4) Apple Cider Cinnamon

  • Reduced apple cider

  • Tiny pinch cinnamon

  • Optional sugar dust

Fall candy energy without screaming “holiday craft.”


5) Raspberry Dark Chocolate (Layered)

  • Bottom layer: raspberry gelatin base

  • Let set halfway

  • Top layer: thin melted dark chocolate brushed over

It eats like a candy bar bite.


How to Store Them Without Ruining the Texture

  • Airtight container in fridge

  • Separate layers with parchment

  • Air-dry 8–12 hours uncovered first if you want less stick

  • Pectin gummies can stay room temp for a few days


Fixing Common Fails

Grainy texture: Pectin wasn’t dissolved properly.
Too jiggly: Not enough set agent or too much liquid.
Rubbery: Too much gelatin.
Sticky surface: Too humid or sealed too fast.

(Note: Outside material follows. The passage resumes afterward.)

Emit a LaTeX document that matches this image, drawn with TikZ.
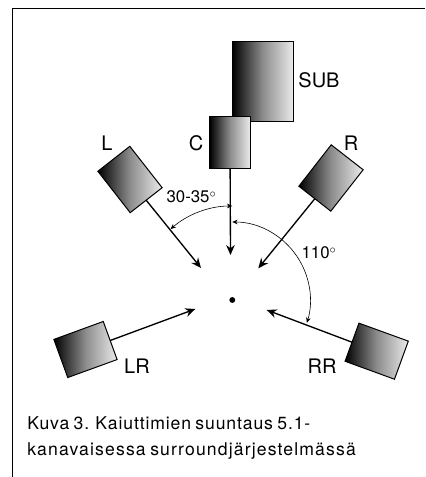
\documentclass[tikz,border=0pt]{standalone}
\usepackage{fontspec}
\setmainfont{TeX Gyre Heros}
\newfontfamily\notefont[LetterSpace=5,WordSpace=0.75]{TeX Gyre Heros}
\usepackage{tikz}
\usetikzlibrary{arrows.meta}

\tikzset{
    spk/.style={inner sep=0pt, rotate=#1, minimum width=30pt, minimum height=39pt},
    spkface/.style={draw, line width=0.75pt, left color=black, right color=black!8, middle color=black!45},
    beam/.style={line width=1pt, -{Stealth[length=7.5pt,width=6.5pt]}},
    sweep/.style={line width=0.45pt, {Stealth[length=4pt,width=3.5pt]}-{Stealth[length=4pt,width=3.5pt]}},
    tag/.style={font=\fontsize{15}{15}\selectfont, inner sep=0pt},
    note/.style={font=\notefont\fontsize{13.2}{14}\selectfont, inner sep=0pt, anchor=base west}
}

\begin{document}
\begin{tikzpicture}[x=0.75pt,y=0.75pt]
    \useasboundingbox (0,0) rectangle (425,477);
    \draw[line width=0.9pt] (12.5,0) -- (12.5,468.5) -- (425,468.5);

    \node[spk=0, minimum width=45.4pt, minimum height=59.3pt] (sub) at (262.75,395.5) {};
    \node[spk=0] (c) at (230,334.5) {};
    \node[spk=38] (l) at (130,297.5) {};
    \node[spk=-38] (r) at (331,299) {};
    \node[spk=110] (lr) at (85.5,127.5) {};
    \node[spk=-110] (rr) at (376.7,125.8) {};
    \foreach \n in {sub,c,l,r,lr,rr}{
        \shade[spkface] (\n.north west) -- (\n.north east) -- (\n.south east) -- (\n.south west) -- cycle;
    }

    \fill (232.3,177) circle (2.2pt) coordinate (seat);

    \coordinate (ctip) at (230.5,222);
    \coordinate (ltip) at (201,209);
    \coordinate (rtip) at (258.3,208.7);
    \coordinate (lrtip) at (195.3,168);
    \coordinate (rrtip) at (266.7,167);
    \draw[beam] (c) -- (ctip);
    \draw[beam] (l.south) -- (ltip);
    \draw[beam] (r.south) -- (rtip);
    \draw[beam] (lr.south) -- (lrtip);
    \draw[beam] (rr.south) -- (rrtip);

    \draw[sweep] (seat) ++(131:94) arc[start angle=131, end angle=90, radius=94];
    \draw[sweep] (seat) ++(90:78) arc[start angle=90, end angle=-17, radius=78];

    \node[tag] at (319,397) {SUB};
    \node[tag] at (196,334) {C};
    \node[tag] at (107,334) {L};
    \node[tag] at (351,334) {R};
    \node[tag] at (137,111) {LR};
    \node[tag] at (322,111) {RR};
    \node[tag, font=\fontsize{12.6}{12}\selectfont] at (191.5,280) {30-35$^\circ$};
    \node[tag, font=\fontsize{12.6}{12}\selectfont] at (319,224) {110$^\circ$};

    \node[note] at (27,47) {Kuva 3. Kaiuttimien suuntaus 5.1-};
    \node[note] at (27,21.3) {\addfontfeature{LetterSpace=6.5}kanavaisessa surroundjärjestelmässä};
\end{tikzpicture}
\end{document}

Think About Gummies Differently

Most people chase “cool flavors.” That’s amateur thinking.

If you dial in concentration, set strength, and sugar structure, you can build anything:

  • Mocktail-inspired

  • Cream-based dessert bites

  • Sour candy shop style

  • Spiced seasonal drops

  • High-end fruit pairings

Once your structure’s right, flavor becomes modular.

That’s how you stop making experiments—and start making candy.